На бурных перекатах | страница 38



За плечами у него уже были годы службы в царской армии, а после небольшого перерыва краткая перебежка в армию Красную. Потом столь же недолгая служба у немцев с австрияками (справедливости ради заметим, что это было вынужденно), от которых он благополучно сбежал в петлюровскую Директорию.

И после этого побегал достаточно: то снова к красным, то к деникинцам, но ни там, ни там особых лавров не снискал, потому что был всегда либо в обозе, либо на кухне. В общем-то только благодаря этой незначимости так безболезненно и проходила его «линька». Тут надо учесть, что «перекрашивался» он постоянно и вне всякой зависимости от политических пристрастий и убеждений. Их у него, к счастью, не было вовсе. А вот амбиции, хоть и довольно приземленные, были. Но лишь после того, как галичане из Директории, бросив Петлюру, влились в лагерь деникинских войск, ему удалось хоть как-то исполнить свою мечту. Не в боях и сражениях, как можно было бы подумать, а как раз после поражения Добровольческой армии уже в январе 1920 года. Так уж случилось, что незадолго до этого он смог навестить свою тетю Соню в Белозерке и забрать часть припрятанного у нее в саду капитала: франки, которые он умыкнул еще из кайзеровского штаба. Но большую часть денег оставил до лучших времен. И, как оказалось, поступил довольно мудро, ибо через несколько лет эти времена-таки пришли. Правда, не лучшие, а как раз худшие, «черные» дни.

Ну, это для кого как: для страны в целом – да, худшие, обозначенные впоследствии, как голодомор. А многие отдельные граждане, наоборот, нажились на этом горе.

Но это будет потом, а сейчас, отступая вместе с разрозненными остатками армии, доброволец Бузыкин не стал искушать судьбу предстоящими скитаниями. В отличие от простых солдат он точно знал, что это конец, недаром же общался с тыловыми офицерами. И, подражая им, просто-напросто умыкнул при отступлении подводу с барахлом, принадлежавшим интендантской службе. Той самой, в хозвзводе которой он состоял и где вершил ратные подвиги, то бишь воровал все, что плохо лежит, и продавал налево и направо при полном попустительстве начальства. Ну, так ведь и делился с ним. Свое бегство он продумал до мелочей.

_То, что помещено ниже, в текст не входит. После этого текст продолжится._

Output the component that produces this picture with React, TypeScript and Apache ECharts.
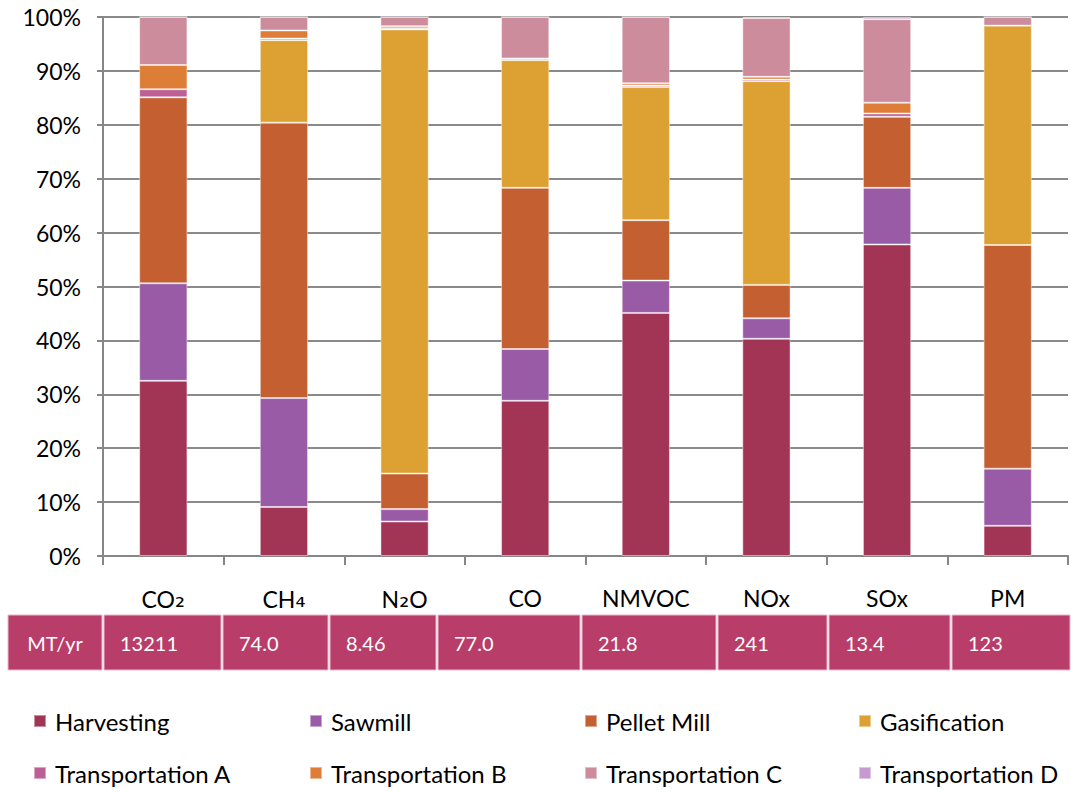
import React, { useEffect, useRef } from "react";
import * as echarts from "echarts";

// Pollutants and their annual totals (shown in the table under the axis)
const categories = ["CO₂", "CH₄", "N₂O", "CO", "NMVOC", "NOx", "SOx", "PM"];
const annualTonnes = ["13211", "74.0", "8.46", "77.0", "21.8", "241", "13.4", "123"];
const tableHeader = "MT/yr";

// Share of each pollutant by process stage (%)
const harvesting = [32.5, 9.1, 6.4, 28.8, 45.1, 40.3, 57.8, 5.6];
const sawmill = [18.1, 20.2, 2.3, 9.6, 6.0, 3.8, 10.5, 10.6];
const pelletMill = [34.5, 51.1, 6.6, 29.9, 11.2, 6.2, 13.2, 41.5];
const gasification = [0, 15.3, 82.4, 23.7, 24.7, 37.8, 0, 40.7];
const transportA = [1.5, 0.3, 0.2, 0, 0.3, 0.3, 0.6, 0];
const transportB = [4.5, 1.5, 0.4, 0.3, 0.4, 0.5, 2.0, 0];
const transportC = [8.9, 2.5, 1.7, 7.7, 12.3, 10.9, 15.5, 1.6];
const transportD = [0, 0, 0, 0, 0, 0.2, 0.4, 0];

const stages = [
  { name: "Harvesting", data: harvesting, color: "#A23456" },
  { name: "Sawmill", data: sawmill, color: "#9A5BA6" },
  { name: "Pellet Mill", data: pelletMill, color: "#C35F30" },
  { name: "Gasification", data: gasification, color: "#DDA133" },
  { name: "Transportation A", data: transportA, color: "#BC5F94" },
  { name: "Transportation B", data: transportB, color: "#DE7D35" },
  { name: "Transportation C", data: transportC, color: "#CC8C9C" },
  { name: "Transportation D", data: transportD, color: "#C59ACF" },
];

const FONT = "Lato, 'Noto Sans', sans-serif";
const SUB_FONT = "'DejaVu Sans', 'Noto Sans', sans-serif";

// Table layout: cell edges along x (first cell is the unit header)
const tableEdges = [7, 103, 222, 329, 437, 581, 717, 828, 951, 1071];
const tableTop = 615;
const tableHeight = 55;
const tableFill = "#B93D69";

// Legend layout: 4 columns x 2 rows
const legendCols = [33, 309, 584, 858];
const legendRows = [709, 761];

// Wrap subscript digits in a rich-text token so they all use one font
const withSubscripts = (label: string) => label.replace(/([₀-₉]+)/g, "{sub|$1}");

export default function App() {
  const ref = useRef<HTMLDivElement>(null);

  useEffect(() => {
    if (!ref.current) return;
    const chart = echarts.init(ref.current, undefined, { renderer: "svg" });

    const tableGraphics: any[] = [];
    const cells = [tableHeader, ...annualTonnes];
    cells.forEach((txt, i) => {
      const x0 = tableEdges[i];
      const x1 = tableEdges[i + 1];
      tableGraphics.push({
        type: "rect",
        shape: { x: x0 + 1, y: tableTop, width: x1 - x0 - 2, height: tableHeight },
        style: { fill: tableFill, stroke: "#E9B9C9", lineWidth: 1 },
        silent: true,
      });
      tableGraphics.push({
        type: "text",
        x: i === 0 ? (x0 + x1) / 2 : x0 + 17,
        y: tableTop + tableHeight / 2,
        style: {
          text: txt,
          fill: "#FFFFFF",
          font: `20px ${FONT}`,
          textAlign: i === 0 ? "center" : "left",
          textVerticalAlign: "middle",
        },
        silent: true,
      });
    });

    const legends = stages.map((s, i) => ({
      data: [s.name],
      left: legendCols[i % 4],
      top: legendRows[Math.floor(i / 4)],
      padding: 0,
      icon: "rect",
      itemWidth: 12,
      itemHeight: 12,
      itemGap: 0,
      selectedMode: false,
      textStyle: { fontFamily: FONT, fontSize: 24, color: "#000", padding: [0, 0, 0, 4] },
    }));

    chart.setOption({
      animation: false,
      backgroundColor: "#FFFFFF",
      grid: { left: 103, right: 3, top: 17, bottom: 236, containLabel: false },
      legend: legends,
      xAxis: {
        type: "category",
        data: categories,
        boundaryGap: true,
        axisLine: { show: true, lineStyle: { color: "#868686", width: 2 } },
        axisTick: { show: true, alignWithLabel: false, length: 9, lineStyle: { color: "#868686", width: 2 } },
        axisLabel: {
          interval: 0,
          color: "#000",
          fontFamily: FONT,
          fontSize: 23,
          margin: 30,
          formatter: (v: string) => withSubscripts(v),
          rich: {
            sub: { fontFamily: SUB_FONT, fontSize: 25, color: "#000" },
          },
        },
      },
      yAxis: {
        type: "value",
        min: 0,
        max: 100,
        interval: 10,
        axisLine: { show: true, lineStyle: { color: "#868686", width: 2 } },
        axisTick: { show: true, length: 6, lineStyle: { color: "#868686", width: 2 } },
        splitLine: { show: true, lineStyle: { color: "#8A8A8A", width: 2 } },
        axisLabel: {
          color: "#000",
          fontFamily: FONT,
          fontSize: 23,
          margin: 22,
          formatter: "{value}%",
        },
      },
      series: stages.map((s) => ({
        name: s.name,
        type: "bar",
        stack: "total",
        barWidth: "40%",
        data: s.data,
        itemStyle: {
          color: s.color,
          borderColor: "rgba(255,255,255,0.45)",
          borderWidth: 1,
        },
      })),
      graphic: tableGraphics,
    });

    return () => chart.dispose();
  }, []);

  return (
    <div
      ref={ref}
      style={{ position: "fixed", left: 0, top: 0, width: 1071, height: 792, background: "#fff" }}
    />
  );
}
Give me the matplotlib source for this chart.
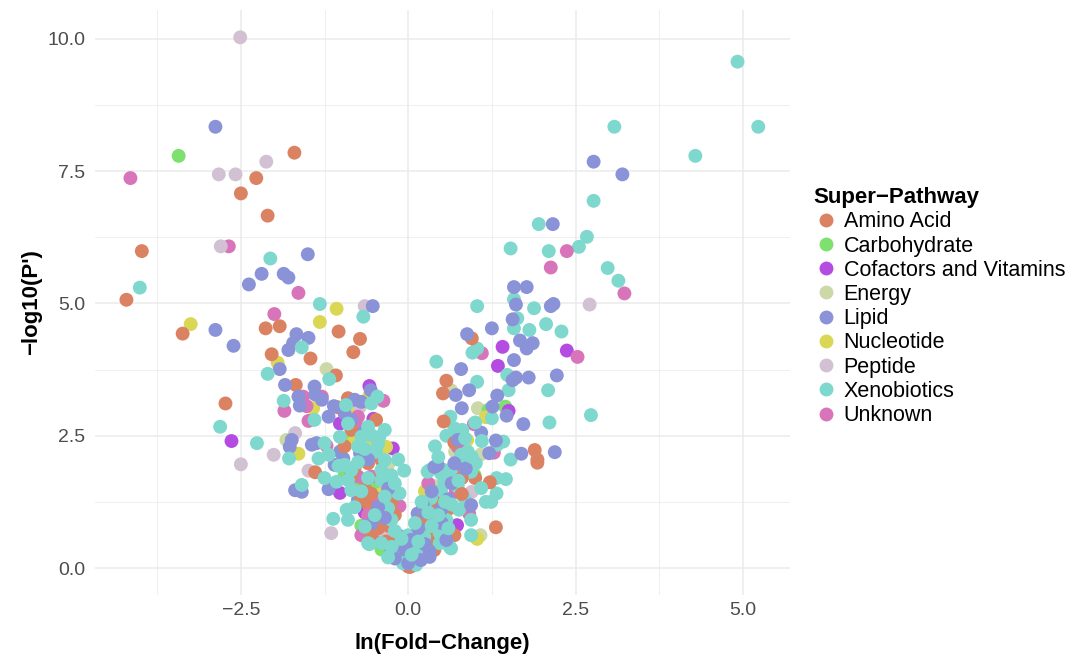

Для начала надо было подпоить напарника, с чем он справился блестяще – уже к обеду вахмистр, с которым они везли армейский скарб, «не вязал лыка». Теперь, пользуясь редкой в этих местах разыгравшейся метелью и отличным знанием местности (отступали от Херсона через Белозерку), он выбрал момент, когда проезжали глубокий лог, и отстал от основного обоза. Тут он соскочил с подводы и сделал вид, что замешкался с лошадью. Будто бы что-то с упряжью случилось. Если бы конвой заметил и вернулся за ним, причина задержки была налицо. Выждал – не заметили. Так ведь не до наблюдений было – успеть бы ноги унести от преследовавших красных, которые стремительно наседали на пятки по всем фронтам. Тогда, взяв лошадку под уздцы, он осторожно ушел по логу почти к самому озеру, где тюкнул очухавшегося не ко времени напарника по пьяной башке и сбросил тело в завьюженной степи. Даже если и обнаружат вахмистра, поди дознайся теперь, кто таков и кто его порешил. Здесь после минувших боев по всей степи столько закоченелых трупов – ни схоронить, ни опознать некому. То и дело подправляя коня по строго выверенному курсу (так ему во всяком случае казалось), он все больше впадал в беспокойство.